A very Happy New Year to everyone


Anonymous said...

Yet again another brilliant post. Thankyou for giving me so much enjoyment since discovering your blog and may you write many more.
Yourself and Mr Leg-iron are my 2 top blogs.Both well thought out,well written and well argued too.
May you and yours have a very happy and satisfying new year tho i doubt it will be a prosperous one.
Many thanks.

woman on a raft said...

"It was pretend money manufactured at poor Gordon's behest in order to take as much of it as he could in tax without taking so much that he lost the votes the pretend money bought him."

Excellent summing-up.
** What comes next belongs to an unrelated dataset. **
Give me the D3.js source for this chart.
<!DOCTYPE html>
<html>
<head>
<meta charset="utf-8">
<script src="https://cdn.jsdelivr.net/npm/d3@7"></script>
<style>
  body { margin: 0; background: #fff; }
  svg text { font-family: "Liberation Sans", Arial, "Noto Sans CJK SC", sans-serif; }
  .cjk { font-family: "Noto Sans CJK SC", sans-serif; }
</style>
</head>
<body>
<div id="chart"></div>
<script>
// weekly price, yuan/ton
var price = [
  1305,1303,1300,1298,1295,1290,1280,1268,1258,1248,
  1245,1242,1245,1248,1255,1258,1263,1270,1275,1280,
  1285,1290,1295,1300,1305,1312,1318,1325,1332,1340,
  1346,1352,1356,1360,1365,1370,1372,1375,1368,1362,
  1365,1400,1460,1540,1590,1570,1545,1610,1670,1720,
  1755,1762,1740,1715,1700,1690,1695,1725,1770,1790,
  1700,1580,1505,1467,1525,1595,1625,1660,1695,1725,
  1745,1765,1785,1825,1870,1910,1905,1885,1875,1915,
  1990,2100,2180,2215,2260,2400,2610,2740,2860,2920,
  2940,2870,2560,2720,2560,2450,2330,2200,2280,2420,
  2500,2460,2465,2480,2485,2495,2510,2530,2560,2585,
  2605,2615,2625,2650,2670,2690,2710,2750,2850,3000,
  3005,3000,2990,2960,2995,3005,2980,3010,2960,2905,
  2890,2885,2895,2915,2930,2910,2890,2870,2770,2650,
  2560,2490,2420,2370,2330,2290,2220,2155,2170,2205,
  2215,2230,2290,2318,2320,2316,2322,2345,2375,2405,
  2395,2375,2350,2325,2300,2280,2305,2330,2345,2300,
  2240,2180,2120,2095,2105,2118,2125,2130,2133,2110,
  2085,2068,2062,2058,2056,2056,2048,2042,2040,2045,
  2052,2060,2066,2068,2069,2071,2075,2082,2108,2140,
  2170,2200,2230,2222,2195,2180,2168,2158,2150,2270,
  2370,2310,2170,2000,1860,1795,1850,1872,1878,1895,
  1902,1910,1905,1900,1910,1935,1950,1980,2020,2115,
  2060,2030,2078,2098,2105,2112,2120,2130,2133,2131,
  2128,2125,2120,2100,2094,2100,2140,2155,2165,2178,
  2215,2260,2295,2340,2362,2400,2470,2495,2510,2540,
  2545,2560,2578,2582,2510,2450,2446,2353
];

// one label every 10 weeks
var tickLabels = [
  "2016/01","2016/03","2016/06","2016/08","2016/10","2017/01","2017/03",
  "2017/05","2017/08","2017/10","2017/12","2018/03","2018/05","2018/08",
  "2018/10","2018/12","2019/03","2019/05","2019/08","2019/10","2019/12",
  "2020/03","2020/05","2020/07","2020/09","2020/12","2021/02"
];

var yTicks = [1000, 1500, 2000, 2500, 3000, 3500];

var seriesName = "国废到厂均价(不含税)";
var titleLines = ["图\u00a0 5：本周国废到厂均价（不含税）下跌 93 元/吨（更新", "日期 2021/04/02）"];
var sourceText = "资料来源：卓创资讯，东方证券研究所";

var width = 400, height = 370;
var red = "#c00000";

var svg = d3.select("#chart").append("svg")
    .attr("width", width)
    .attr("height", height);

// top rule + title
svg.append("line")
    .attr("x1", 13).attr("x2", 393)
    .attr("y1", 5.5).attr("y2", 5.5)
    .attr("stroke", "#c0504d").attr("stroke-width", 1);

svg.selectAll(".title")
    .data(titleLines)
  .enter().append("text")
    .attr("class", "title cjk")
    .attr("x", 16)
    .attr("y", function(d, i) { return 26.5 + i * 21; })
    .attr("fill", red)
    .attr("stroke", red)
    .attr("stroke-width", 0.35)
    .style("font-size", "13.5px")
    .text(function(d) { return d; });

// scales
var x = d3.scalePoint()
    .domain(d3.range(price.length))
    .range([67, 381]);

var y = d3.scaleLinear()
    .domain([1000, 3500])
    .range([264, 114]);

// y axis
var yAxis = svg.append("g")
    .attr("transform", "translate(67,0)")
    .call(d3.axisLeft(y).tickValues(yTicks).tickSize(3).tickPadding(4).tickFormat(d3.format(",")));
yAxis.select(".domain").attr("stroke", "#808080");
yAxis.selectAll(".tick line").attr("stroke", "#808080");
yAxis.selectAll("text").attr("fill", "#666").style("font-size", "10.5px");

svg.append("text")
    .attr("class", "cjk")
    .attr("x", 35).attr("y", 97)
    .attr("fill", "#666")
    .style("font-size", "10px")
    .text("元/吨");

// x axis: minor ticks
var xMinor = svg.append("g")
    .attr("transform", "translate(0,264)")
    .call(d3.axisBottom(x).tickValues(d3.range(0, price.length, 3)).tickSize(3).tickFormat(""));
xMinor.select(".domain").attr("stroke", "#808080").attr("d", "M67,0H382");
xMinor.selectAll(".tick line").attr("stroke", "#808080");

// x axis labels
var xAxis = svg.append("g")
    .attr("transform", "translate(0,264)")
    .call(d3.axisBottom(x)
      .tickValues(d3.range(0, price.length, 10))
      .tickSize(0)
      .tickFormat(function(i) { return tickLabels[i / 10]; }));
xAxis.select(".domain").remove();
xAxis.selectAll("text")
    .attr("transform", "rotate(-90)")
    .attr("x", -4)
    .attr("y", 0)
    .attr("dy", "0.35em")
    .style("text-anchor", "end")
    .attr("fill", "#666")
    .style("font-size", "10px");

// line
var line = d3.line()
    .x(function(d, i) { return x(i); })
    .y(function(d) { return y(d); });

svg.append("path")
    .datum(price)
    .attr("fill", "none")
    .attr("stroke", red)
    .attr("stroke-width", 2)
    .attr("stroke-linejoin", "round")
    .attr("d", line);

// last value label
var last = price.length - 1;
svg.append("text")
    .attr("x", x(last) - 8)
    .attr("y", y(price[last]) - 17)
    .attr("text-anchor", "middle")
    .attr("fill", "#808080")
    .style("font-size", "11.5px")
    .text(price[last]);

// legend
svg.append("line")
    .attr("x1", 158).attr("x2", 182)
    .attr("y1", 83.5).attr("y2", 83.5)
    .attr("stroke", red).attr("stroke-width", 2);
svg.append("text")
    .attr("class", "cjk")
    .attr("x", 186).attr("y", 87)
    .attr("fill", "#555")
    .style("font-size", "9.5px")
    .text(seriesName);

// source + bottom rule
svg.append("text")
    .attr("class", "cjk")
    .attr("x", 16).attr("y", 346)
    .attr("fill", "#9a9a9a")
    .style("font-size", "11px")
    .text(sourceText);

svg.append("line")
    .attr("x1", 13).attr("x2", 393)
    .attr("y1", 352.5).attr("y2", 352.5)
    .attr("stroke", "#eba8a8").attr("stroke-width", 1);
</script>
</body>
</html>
Ought to be on a (big) t-shirt.

Pogo said...

Happy New Year FB...

I think that you owe me a new keyboard - I was 'avin' a noice cupper when I read the reference to "Elvis"...

Keep up the excellent work old bean.

james1071 said...


I am afraid you have got this wrong.
The electorate can see that the financial crisis is global in nature.

It is plainly absurd to suggest, as you do, that the UK housing boom and Northern Rock are anything other than secondary issues.